La tradición del pesebre se arraigó de tal manera que pronto adquirió ribetes artísticos que más o menos representaban lo que, en realidad, había ocurrido. La llegada de los frailes a América con los españoles en el siglo XV trajo consigo la hermosa tradición que se extendió por todo el Continente bajo las banderas del Imperio. El burro y el buey, es sabido, no provienen de la descripción que hace San Lucas, pero el evangelista señala varias cosas: primero: que Jesús nació en un pesebre; segundo, que en la región había pastores. De todo esto se concluye que si había pastores, es muy probable que también hubiera cabras, ovejas, burros y bueyes... que “se turnaban para cuidar sus rebaños”. Es decir, San Francisco habría podido imaginar que el Niño Jesús podría haber estado rodeado de cabras y de ovejas, en vez de bueyes y burros. Pero nótese que digo “rodeado”, porque es San Lucas quién afirma que en la región, o en el entorno, había pastores. No cuesta trabajo imaginar que el niño Jesús estaba, en efecto, “rodeado” de tales animales, y eso es, precisamente, lo que el pesebre representa y lo que San Francisco quiso que representara para representar más y mejor el milagroso nacimiento.

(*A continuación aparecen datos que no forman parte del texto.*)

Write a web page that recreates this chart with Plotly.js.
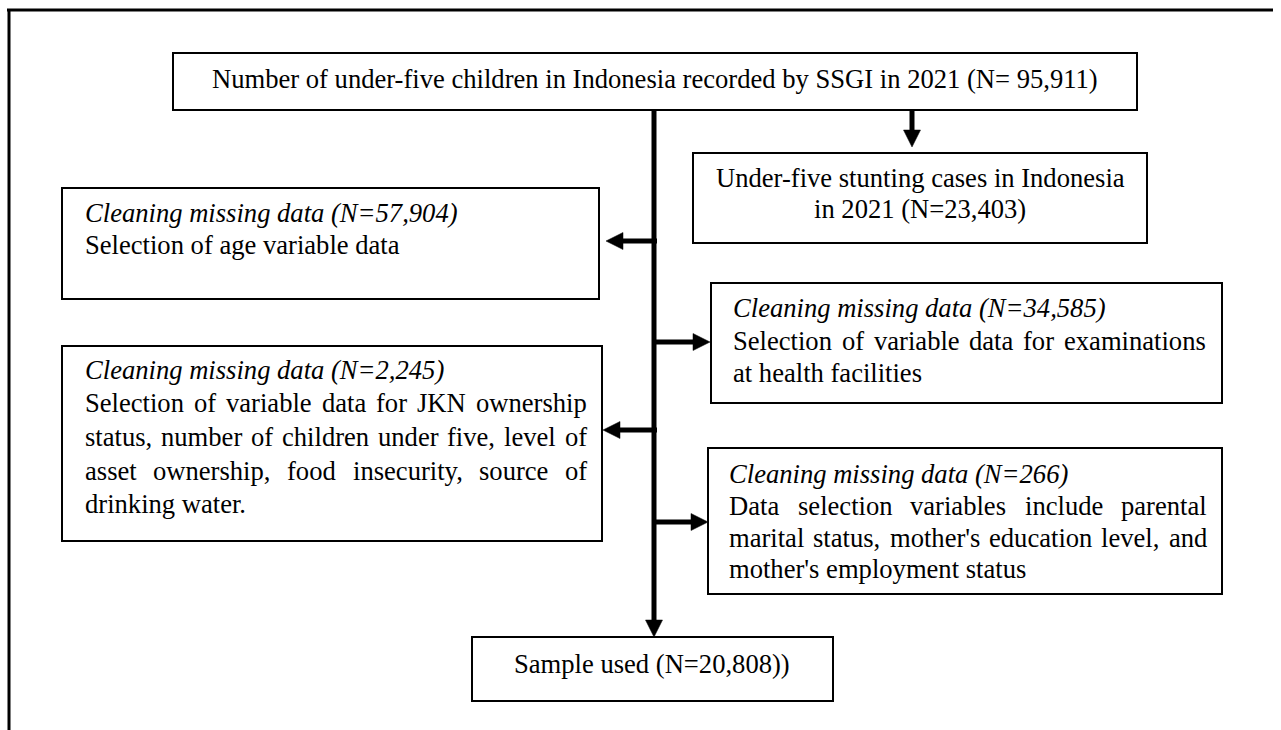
<!DOCTYPE html>
<html>
<head>
<meta charset="utf-8">
<script src="https://cdn.plot.ly/plotly-3.0.1.min.js"></script>
<style>
html,body{margin:0;padding:0;background:#fff;}
#chart{width:1281px;height:730px;}
</style>
</head>
<body>
<div id="chart"></div>
<script>
// ---- Data: texts of the flowchart boxes ----
const sourceText = ["Number of under-five children in Indonesia recorded by SSGI in 2021 (N= 95,911)"];
const stuntingText = ["Under-five stunting cases in Indonesia", "in 2021 (N=23,403)"];
const step1Title = "Cleaning missing data (N=57,904)";
const step1Body = ["Selection of age variable data"];
const step2Title = "Cleaning missing data (N=34,585)";
const step2Body = ["Selection of variable data for examinations", "at health facilities"];
const step3Title = "Cleaning missing data (N=2,245)";
const step3Body = ["Selection of variable data for JKN ownership",
                   "status, number of children under five, level of",
                   "asset ownership, food insecurity, source of",
                   "drinking water."];
const step4Title = "Cleaning missing data (N=266)";
const step4Body = ["Data selection variables include parental",
                   "marital status, mother's education level, and",
                   "mother's employment status"];
const sampleText = ["Sample used (N=20,808))"];

// ---- Layout / style configuration ----
const FONT = "Liberation Serif, Times New Roman, serif";
const FS = 26.6;
const BASE_OFF = 9; // baseline -> visual middle of annotation box

const boxes = [
  {r:[173,53,1137,110], lines:sourceText, align:'center', cx:655, base:[88]},
  {r:[693,153,1147,243], lines:stuntingText, align:'center', cx:920, base:[187,218]},
  {r:[62,188,599,299], title:step1Title, lines:step1Body, align:'justify', lx:84, rx:582, base:[222,254]},
  {r:[711,283,1222,403], title:step2Title, lines:step2Body, align:'justify', lx:732, rx:1205, base:[317,350,382]},
  {r:[62,346,602,541], title:step3Title, lines:step3Body, align:'justify', lx:84, rx:586, base:[379,412,446,480,513]},
  {r:[708,448,1222,594], title:step4Title, lines:step4Body, align:'justify', lx:728, rx:1206, base:[483,515,547,578]},
  {r:[472,637,833,701], lines:sampleText, align:'center', cx:652, base:[673]}
];

const ctx = document.createElement('canvas').getContext('2d');
ctx.font = FS + "px 'Liberation Serif'";

const shapes = [];
const annotations = [];

function ann(text, x, y, xanchor){
  annotations.push({text:text, x:x, y:y, xref:'x', yref:'y', xanchor:xanchor, yanchor:'middle',
    showarrow:false, borderpad:0, font:{family:FONT, size:FS, color:'#000'}});
}

boxes.forEach(b=>{
  shapes.push({type:'rect', x0:b.r[0], y0:b.r[1], x1:b.r[2], y1:b.r[3], line:{color:'#000', width:2}, fillcolor:'rgba(0,0,0,0)'});
  let k = 0;
  if (b.title){
    ann('<i>'+b.title+'</i>', b.lx, b.base[0]-BASE_OFF, 'left');
    k = 1;
  }
  b.lines.forEach((ln, i)=>{
    const y = b.base[i+k]-BASE_OFF;
    if (b.align === 'center'){
      ann(ln, b.cx, y, 'center');
    } else {
      const last = (i === b.lines.length-1);
      if (last){
        ann(ln, b.lx, y, 'left');
      } else {
        const words = ln.split(' ');
        const ws = words.map(w=>ctx.measureText(w).width);
        const sum = ws.reduce((a,c)=>a+c,0);
        const gap = (b.rx - b.lx - sum)/(words.length-1);
        let cur = b.lx;
        words.forEach((w,j)=>{ ann(w, cur, y, 'left'); cur += ws[j] + gap; });
      }
    }
  });
});

// connectors
const LW = 5, HL = 17, HW = 8.5;
function seg(x0,y0,x1,y1,w){ shapes.push({type:'line', x0:x0,y0:y0,x1:x1,y1:y1, line:{color:'#000', width:w}}); }
function tri(pts){ shapes.push({type:'path', path:'M'+pts.map(p=>p.join(',')).join('L')+'Z', fillcolor:'#000', line:{color:'#000', width:0.5}}); }
function arrowDown(x, y0, y1){ seg(x,y0,x,y1-HL+1,LW); tri([[x-HW,y1-HL],[x+HW,y1-HL],[x,y1]]); }
function arrowLeft(y, x0, x1){ seg(x0,y,x1+HL-1,y,LW); tri([[x1+HL,y-HW],[x1+HL,y+HW],[x1,y]]); }
function arrowRight(y, x0, x1){ seg(x0,y,x1-HL+1,y,LW); tri([[x1-HL,y-HW],[x1-HL,y+HW],[x1,y]]); }

arrowDown(654, 110, 637);
arrowDown(912, 110, 147);
arrowLeft(241, 657, 606);
arrowRight(342, 654, 710);
arrowLeft(430, 657, 603);
arrowRight(522, 654, 708);

// outer frame (top and left edges)
seg(7, 10, 1273, 10, 3);
seg(9, 9, 9, 730, 3);

const layout = {
  width:1281, height:730,
  margin:{l:0,r:0,t:0,b:0},
  paper_bgcolor:'#fff', plot_bgcolor:'#fff',
  xaxis:{range:[0,1281], visible:false, fixedrange:true},
  yaxis:{range:[730,0], visible:false, fixedrange:true},
  shapes:shapes, annotations:annotations, showlegend:false
};

Plotly.newPlot('chart', [{x:[0], y:[0], mode:'markers', marker:{opacity:0}, hoverinfo:'skip'}], layout, {staticPlot:true, displayModeBar:false});
</script>
</body>
</html>
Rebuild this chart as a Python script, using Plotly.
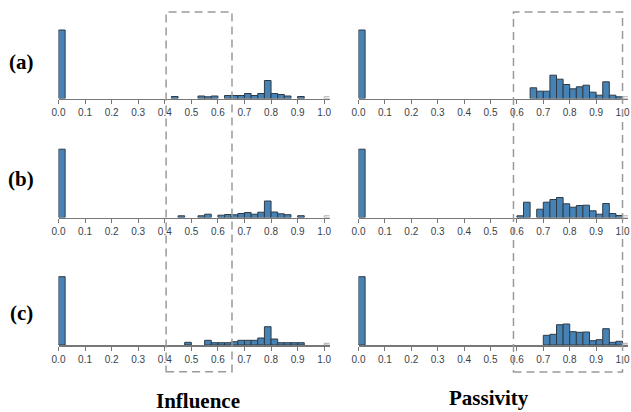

¡El relativismo y positivismo papal ha querido, sin embargo, oscurecer con disquisiciones seudo-protestantes y literales la escena del nacimiento haciendo la observación en su libro La infancia de Jesús de que no había tal burro ni tal buey en el pesebre! Es decir, ha querido borrar de un tajo una tradición que en el mundo católico dura ya la friolera de 789 años y, de paso, llevarse en los cuernos de lucifer, digo, del buey, la veneración que impone el pesebre tal y como el santo de Asís la concibió. Pero no es como dijo Olga Beltrán que “el Papa está como loquito”. No. Está muy cuerdo. Su pretensión última es acercarnos más a los protestantes que, ni tienen pesebre, ni tienen Niño Dios que les valga; lo que tienen ellos es una “literalidad” a su acomodo; es decir, un racionalismo irracional. Dicha pretensión es involucrarnos cada vez más en ese ecumenismo demencial en que han estado empeñados los cuatro últimos papas que han venido destruyendo, cada uno a su manera, las más caras tradiciones católicas, la doctrina incluida. No está loco. Los locos somos nosotros que aceptamos cada vez con más indiferencia que papas, curas y obispos se apoderen de la Iglesia como si fuera su propiedad privada.